The Boxer: Claressa Shields, Professional boxer and two-time Olympic gold medalist

The People Issue

Aug 9, 2017 at 1:00 am
The Boxer: Claressa Shields
Photo by Jacob Lewkow

Claressa Shields grew up in Flint, a city long-besieged by wayward economic forces and, for the last three years, a seemingly never-ending water crisis. Her mother abused substances and her mother's boyfriend was abusive, so for many years, she lived with her grandmother.

Shields, 22, didn't meet her father until she was 9. He spent seven years in prison, and they met upon his release. While getting to know one another, he told his daughter he wished he'd just followed his passion in life — if he'd done that, things would be different.

"After being in prison for seven years, he got out and even though he served his time, he was treated like a convict and he couldn't get a job because he was a convicted felon," Shields says. "He felt like he had served his time, but they were still punishing him. He said if he had stuck to what he was passionate about, he wouldn't have been in the situation he was in. I just asked what he was passionate about and he said boxing. I thought if I were ever to do something big for my dad, it would be boxing. "

Tough from a young age, Shields says she could hold her own against the boys at school. "I could slam guys," she says. "I was able to do that stuff when I was younger."

By 11, she wandered into a local gym and began beating on the boys with such a fury that coach Jason Crutchfield could no longer ignore her innate talent, her obvious strength. But when she asked her dad to sign her up for boxing lessons, she didn't get the answer she expected.

"He said no. [He said] boxing was a man's sport and added on that I was too pretty to box," Shields says.

Egged on by her grandmother, Shields continued to train and eventually moved in with Crutchfield and his wife, becoming a family member as well as a mentee.

Under Crutchfield's tutelage, a 16-year-old Shields qualified for the 2012 Olympics, where she competed against women whose experience far exceeded her own. Against all odds, she came home from London with a gold medal.

There is no doubt in Shields mind that she is the best boxer there is. She will tell you as much. Yet, the type of success male boxers experience has eluded her. Even after making history at the Olympics, she couldn't get a sponsorship deal. Brands were not clamoring to endorse her. It's been a slow, rocky journey and it's nowhere near over.

In 2016, Shields returned to the Olympics and came home with another gold medal, making her the only American Olympic boxer to win the title consecutively. Since then, the pace of her ascension to fame and fortune has moved from glacial to simply unhurried. She recently won a Nickelodeon Kids' Choice Sports award, an honor she seems as grateful for as those gold medals.

But, what she really wants is money.
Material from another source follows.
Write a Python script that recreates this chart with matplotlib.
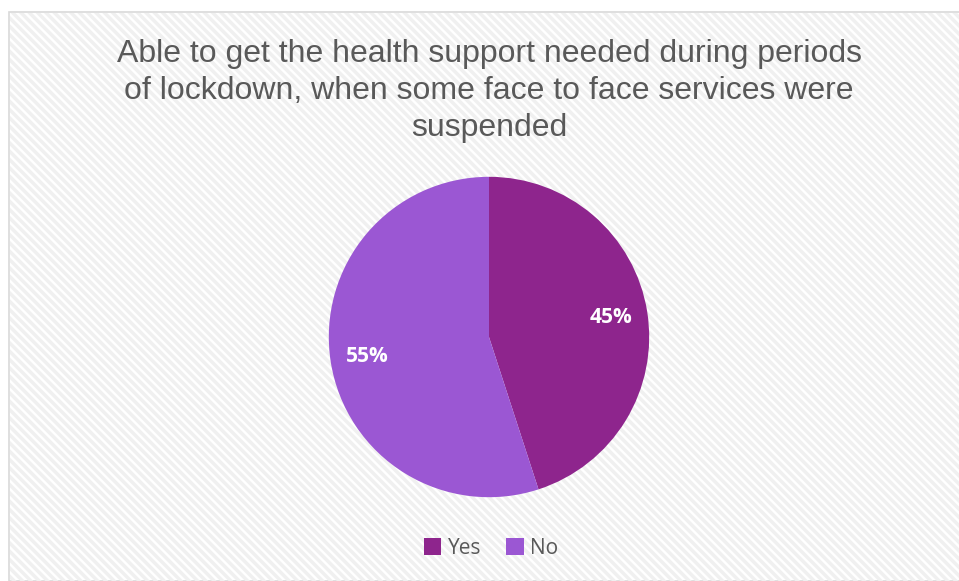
import matplotlib.pyplot as plt
from matplotlib.patches import Rectangle

title = "Able to get the health support needed during periods\nof lockdown, when some face to face services were\nsuspended"
labels = ["Yes", "No"]
values = [45, 55]
colors = ["#8E258D", "#9B57D3"]

plt.rcParams["hatch.linewidth"] = 2.5

fig = plt.figure(figsize=(9.59, 5.81), dpi=100)
fig.patch.set_facecolor("white")

# chart area frame with light diagonal stripes
bg = Rectangle((9 / 959, 0), 1.0, 1 - 12 / 581, transform=fig.transFigure,
               facecolor="white", edgecolor="#D9D9D9", linewidth=1.2, zorder=0)
fig.patches.append(bg)
stripes = Rectangle((10 / 959, 0), 1.0, 1 - 13 / 581, transform=fig.transFigure,
                    facecolor="none", edgecolor="#F0F0F0", linewidth=0,
                    hatch="\\\\\\\\", zorder=0)
fig.patches.append(stripes)

fig.text(0.51, 1 - 91 / 581, title, ha="center", va="center", fontsize=23,
         color="#595959", family="Liberation Sans", linespacing=1.29, zorder=3)

r = 161
cx, cy = 489, 337
ax = fig.add_axes([(cx - r) / 959, 1 - (cy + r) / 581, 2 * r / 959, 2 * r / 581])
ax.set_zorder(2)
ax.patch.set_visible(False)
wedges, texts, autotexts = ax.pie(values, colors=colors, startangle=90, counterclock=False,
                                  autopct="%d%%", pctdistance=0.77,
                                  wedgeprops=dict(linewidth=0),
                                  textprops=dict(color="white", fontsize=15, fontweight="bold",
                                                 family="Open Sans"))
ax.set_xlim(-1.005, 1.005)
ax.set_ylim(-1.005, 1.005)
ax.set_aspect("equal")

leg = fig.legend(wedges, labels, loc="center", bbox_to_anchor=(0.512, 1 - 548 / 581),
                 ncol=2, frameon=False, handlelength=0.85, handleheight=0.85,
                 handletextpad=0.3, columnspacing=1.2,
                 prop=dict(family="Open Sans", size=15))
leg.set_zorder(3)
for t in leg.get_texts():
    t.set_color("#595959")

fig.savefig("out.png", dpi=100)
She wants a million-dollar fight. On Aug. 4, after only four matches as a professional boxer, she went up against 30-year-old, undefeated Nikki Adler at the MGM Grand Detroit for the World Boxing Council super middleweight title — and won.

The fight was Shields' second for Showtime, an opportunity that surely came with some cash. Yet, until women boxers are earning seven-figures per fight, Shields isn't going to stop demanding what she deserves.

"I want to break those barriers and erase those lines between women's boxing and men's boxing. I want to be there when we get equal pay and we have the same opportunity as men to box," she says. "Women should get equal pay and equal TV time and I hope by the end of my career, we're over that hump."